What to produce: Take each line containing "chart" and report it exactly as written.

Data segment:

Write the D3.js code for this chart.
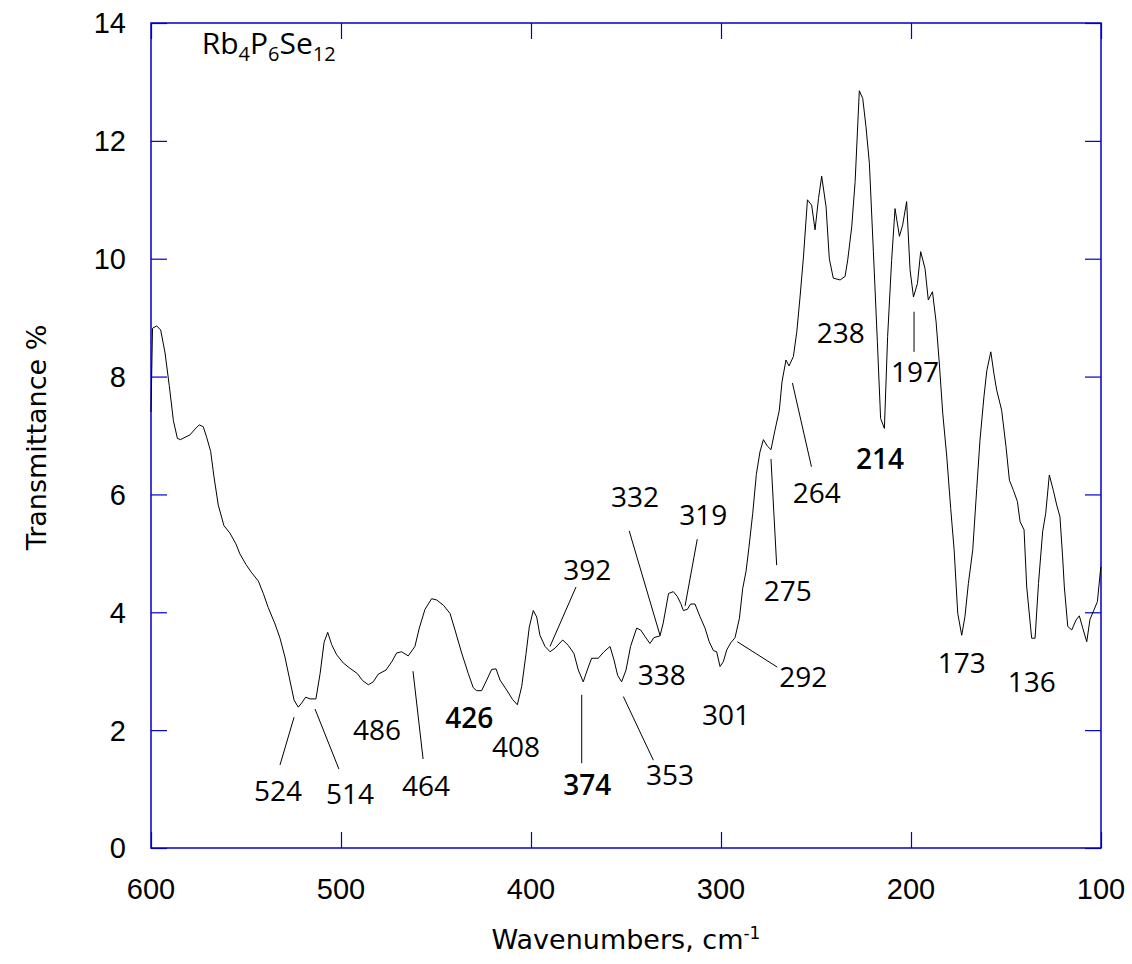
<!DOCTYPE html>
<html>
<head>
<meta charset="utf-8">
<script src="https://cdn.jsdelivr.net/npm/d3@7"></script>
<style>
  body { margin: 0; background: #fff; }
  svg { display: block; }
  .tick-label { font-family: "Liberation Sans", Arial, sans-serif; font-size: 29px; fill: #000; }
  .title { font-family: "DejaVu Sans", sans-serif; font-size: 27px; fill: #000; }
  .peak { font-family: "Open Sans", sans-serif; font-size: 28px; fill: #000; }
</style>
</head>
<body>
<div id="chart"></div>
<script>
const width = 1132;
const height = 964;
const margin = { top: 23, right: 31, bottom: 116, left: 151 };

// spectrum
const wavenumbers = [600.0, 599.2, 597.0, 594.9, 592.6, 590.4, 588.2, 586.1, 584.4, 582.1, 579.5, 576.8, 574.6, 572.5, 570.7, 568.6, 566.9, 564.6, 561.6, 558.4, 555.3, 553.2, 550.0, 547.0, 543.5, 540.9, 538.3, 534.7, 532.1, 529.5, 527.2, 524.7, 522.5, 520.7, 518.6, 516.3, 513.2, 511.0, 508.9, 507.0, 504.9, 502.3, 498.8, 495.3, 491.4, 488.6, 485.6, 483.0, 480.4, 476.3, 473.3, 470.7, 468.1, 464.6, 461.1, 458.8, 455.8, 452.3, 449.7, 446.1, 442.6, 440.0, 436.5, 433.0, 430.4, 428.6, 426.0, 423.3, 420.7, 418.4, 416.3, 412.8, 409.7, 407.2, 404.9, 402.6, 400.9, 398.8, 397.0, 395.3, 392.6, 390.0, 387.4, 383.3, 380.4, 377.4, 375.1, 372.5, 370.4, 368.1, 364.6, 361.6, 358.4, 356.3, 354.4, 352.3, 350.0, 347.6, 344.4, 342.3, 340.0, 337.4, 335.3, 332.1, 330.4, 327.6, 325.1, 323.0, 321.2, 319.8, 317.7, 316.0, 313.7, 311.1, 308.4, 306.2, 304.0, 302.3, 300.5, 298.8, 297.0, 294.9, 292.6, 290.3, 288.6, 286.8, 285.3, 283.3, 281.4, 279.5, 277.7, 275.6, 273.7, 271.6, 269.3, 267.9, 265.8, 264.2, 261.9, 260.1, 258.4, 256.6, 254.5, 252.3, 250.5, 248.7, 247.0, 244.7, 243.0, 240.9, 237.3, 234.7, 233.3, 231.2, 229.4, 227.2, 225.4, 223.7, 221.9, 219.8, 217.7, 216.0, 214.0, 212.3, 210.2, 208.4, 206.1, 204.4, 202.3, 200.5, 198.7, 196.6, 194.9, 192.6, 190.9, 188.7, 186.8, 185.1, 183.3, 181.2, 179.1, 177.3, 175.4, 173.3, 171.6, 169.8, 167.5, 165.4, 163.7, 161.6, 160.1, 158.0, 156.3, 154.9, 152.3, 150.0, 148.2, 146.1, 144.0, 142.6, 140.5, 139.1, 136.5, 134.7, 132.9, 130.7, 129.1, 127.2, 125.1, 123.3, 121.6, 120.2, 119.3, 117.5, 115.4, 113.1, 111.4, 109.6, 107.5, 105.8, 103.7, 101.9, 100.1];
const transmittance = [7.40, 8.82, 8.86, 8.79, 8.40, 7.85, 7.25, 6.95, 6.93, 6.97, 7.01, 7.11, 7.18, 7.15, 6.97, 6.73, 6.31, 5.82, 5.47, 5.34, 5.16, 4.99, 4.81, 4.67, 4.53, 4.32, 4.08, 3.80, 3.56, 3.24, 2.89, 2.51, 2.39, 2.46, 2.56, 2.53, 2.53, 2.96, 3.49, 3.66, 3.45, 3.28, 3.14, 3.05, 2.96, 2.84, 2.77, 2.82, 2.95, 3.02, 3.16, 3.31, 3.33, 3.26, 3.42, 3.73, 4.05, 4.23, 4.21, 4.12, 3.98, 3.70, 3.31, 2.96, 2.72, 2.67, 2.67, 2.85, 3.03, 3.04, 2.85, 2.68, 2.52, 2.43, 2.74, 3.30, 3.75, 4.03, 3.92, 3.61, 3.42, 3.33, 3.39, 3.53, 3.44, 3.30, 3.02, 2.82, 3.02, 3.22, 3.22, 3.33, 3.42, 3.19, 2.93, 2.82, 3.02, 3.42, 3.73, 3.70, 3.59, 3.47, 3.57, 3.60, 3.82, 4.32, 4.35, 4.27, 4.15, 4.03, 4.05, 4.14, 4.14, 3.93, 3.73, 3.50, 3.35, 3.33, 3.08, 3.16, 3.36, 3.48, 3.57, 3.90, 4.40, 4.70, 5.10, 5.68, 6.34, 6.72, 6.93, 6.82, 6.76, 7.09, 7.43, 7.91, 8.28, 8.18, 8.34, 8.76, 9.35, 10.03, 11.00, 10.91, 10.49, 11.02, 11.40, 10.88, 10.00, 9.67, 9.64, 9.70, 9.98, 10.54, 11.31, 12.85, 12.72, 12.24, 11.62, 10.12, 8.59, 7.29, 7.12, 8.68, 9.97, 10.85, 10.38, 10.57, 10.97, 9.81, 9.35, 9.58, 10.12, 9.83, 9.30, 9.44, 8.93, 8.23, 7.38, 6.65, 5.76, 5.06, 3.98, 3.61, 3.93, 4.49, 5.06, 6.10, 6.92, 7.66, 8.10, 8.42, 8.04, 7.77, 7.43, 6.81, 6.24, 6.07, 5.88, 5.54, 5.40, 4.43, 3.56, 3.56, 4.49, 5.37, 5.68, 6.33, 6.07, 5.82, 5.62, 4.94, 4.43, 3.76, 3.70, 3.87, 3.94, 3.73, 3.50, 3.88, 4.04, 4.18, 4.77];

const xTicks = [600, 500, 400, 300, 200, 100];
const yTicks = [0, 2, 4, 6, 8, 10, 12, 14];

// peak labels: text, wavenumber, transmittance where the label sits
const peakLabels = ['524', '514', '486', '464', '426', '408', '374', '353', '392', '332', '319', '338', '301', '292', '275', '264', '214', '238', '197', '173', '136'];
const peakLabelX = [533.2, 495.3, 481.1, 455.3, 432.5, 407.9, 370.4, 326.8, 370.4, 345.3, 309.3, 331.2, 297.4, 256.7, 264.9, 249.6, 216.3, 237.0, 197.9, 173.3, 136.5];
const peakLabelY = [0.97, 0.92, 2.00, 1.05, 2.20, 1.72, 1.07, 1.24, 4.72, 5.96, 5.65, 2.94, 2.26, 2.91, 4.37, 6.02, 6.60, 8.74, 8.08, 3.14, 2.82];
const boldLabels = ['426', '374', '214'];

// leader lines: [wn1, t1, wn2, t2]
const leaders = [
  [524.7, 2.22, 532.1, 1.41],
  [513.7, 2.36, 501.1, 1.34],
  [462.1, 3.00, 456.8, 1.51],
  [373.3, 2.60, 373.3, 1.44],
  [351.4, 2.57, 335.6, 1.49],
  [376.3, 4.43, 390.0, 3.42],
  [348.3, 5.38, 332.1, 3.61],
  [312.5, 5.24, 318.9, 4.11],
  [291.4, 3.50, 270.4, 3.07],
  [273.7, 6.60, 270.7, 4.80],
  [262.4, 7.89, 252.4, 6.47],
  [198.4, 9.10, 198.4, 8.42]
];

const svg = d3.select('#chart')
  .append('svg')
  .attr('width', width)
  .attr('height', height);

const x = d3.scaleLinear()
  .domain([600, 100])
  .range([margin.left, width - margin.right]);

const y = d3.scaleLinear()
  .domain([0, 14])
  .range([height - margin.bottom, margin.top]);

const frameColor = '#0000cc';
const tickLen = 16;

// inward ticks on all four sides
const axes = [
  d3.axisBottom(x).tickValues(xTicks).tickSize(tickLen),
  d3.axisTop(x).tickValues(xTicks).tickSize(tickLen),
  d3.axisLeft(y).tickValues(yTicks).tickSize(tickLen),
  d3.axisRight(y).tickValues(yTicks).tickSize(tickLen)
];
const axisPos = [
  `translate(0,${height - margin.bottom})`,
  `translate(0,${margin.top})`,
  `translate(${margin.left},0)`,
  `translate(${width - margin.right},0)`
];
const inward = ['scale(1,-1)', 'scale(1,-1)', 'scale(-1,1)', 'scale(-1,1)'];

axes.forEach((ax, i) => {
  const g = svg.append('g').attr('transform', axisPos[i]);
  g.call(ax.tickFormat(''));
  g.select('.domain').remove();
  g.selectAll('.tick line')
    .attr('stroke', frameColor)
    .attr('stroke-width', 1.2)
    .attr('transform', inward[i]);
  g.selectAll('.tick text').remove();
});

svg.append('rect')
  .attr('x', margin.left)
  .attr('y', margin.top)
  .attr('width', width - margin.left - margin.right)
  .attr('height', height - margin.top - margin.bottom)
  .attr('fill', 'none')
  .attr('stroke', frameColor)
  .attr('stroke-width', 1.5);

// tick labels
svg.append('g')
  .selectAll('text')
  .data(xTicks)
  .join('text')
  .attr('class', 'tick-label')
  .attr('x', d => x(d))
  .attr('y', height - margin.bottom + 51)
  .attr('text-anchor', 'middle')
  .text(d => d);

svg.append('g')
  .selectAll('text')
  .data(yTicks)
  .join('text')
  .attr('class', 'tick-label')
  .attr('x', margin.left - 25)
  .attr('y', d => y(d))
  .attr('dy', '0.36em')
  .attr('text-anchor', 'end')
  .text(d => d);

// axis titles
const xTitle = svg.append('text')
  .attr('class', 'title')
  .attr('x', (margin.left + width - margin.right) / 2)
  .attr('y', height - 15)
  .attr('text-anchor', 'middle');
xTitle.append('tspan').text('Wavenumbers, cm');
xTitle.append('tspan').attr('dy', -10).style('font-size', '17px').text('-1');

svg.append('text')
  .attr('class', 'title')
  .attr('transform', `translate(46,${y(7) + 2}) rotate(-90)`)
  .attr('text-anchor', 'middle')
  .text('Transmittance %');

// spectrum
const spectrum = wavenumbers.map((w, i) => [w, transmittance[i]]);

svg.append('path')
  .datum(spectrum)
  .attr('fill', 'none')
  .attr('stroke', '#000')
  .attr('stroke-width', 1)
  .attr('d', d3.line().x(d => x(d[0])).y(d => y(d[1])));

// leader lines
svg.append('g')
  .selectAll('line')
  .data(leaders)
  .join('line')
  .attr('x1', d => x(d[0]))
  .attr('y1', d => y(d[1]))
  .attr('x2', d => x(d[2]))
  .attr('y2', d => y(d[3]))
  .attr('stroke', '#000')
  .attr('stroke-width', 1);

// peak labels
svg.append('g')
  .selectAll('text')
  .data(peakLabels)
  .join('text')
  .attr('class', 'peak')
  .attr('x', (d, i) => x(peakLabelX[i]))
  .attr('y', (d, i) => y(peakLabelY[i]))
  .attr('dy', '0.36em')
  .attr('text-anchor', 'middle')
  .style('font-weight', d => boldLabels.includes(d) ? 600 : 400)
  .text(d => d);

// compound name
const name = svg.append('text')
  .attr('class', 'peak')
  .attr('x', x(573.3))
  .attr('y', y(13.47))
  .style('font-size', '30px');
[['Rb', false], ['4', true], ['P', false], ['6', true], ['Se', false], ['12', true]].forEach(([t, sub]) => {
  name.append('tspan')
    .attr('dy', sub ? 7 : -7)
    .style('font-size', sub ? '20px' : '30px')
    .text(t);
});
name.select('tspan').attr('dy', 0);
</script>
</body>
</html>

Exercise answer:
Write the D3.js code for this chart.
<div id="chart"></div>
const svg = d3.select('#chart')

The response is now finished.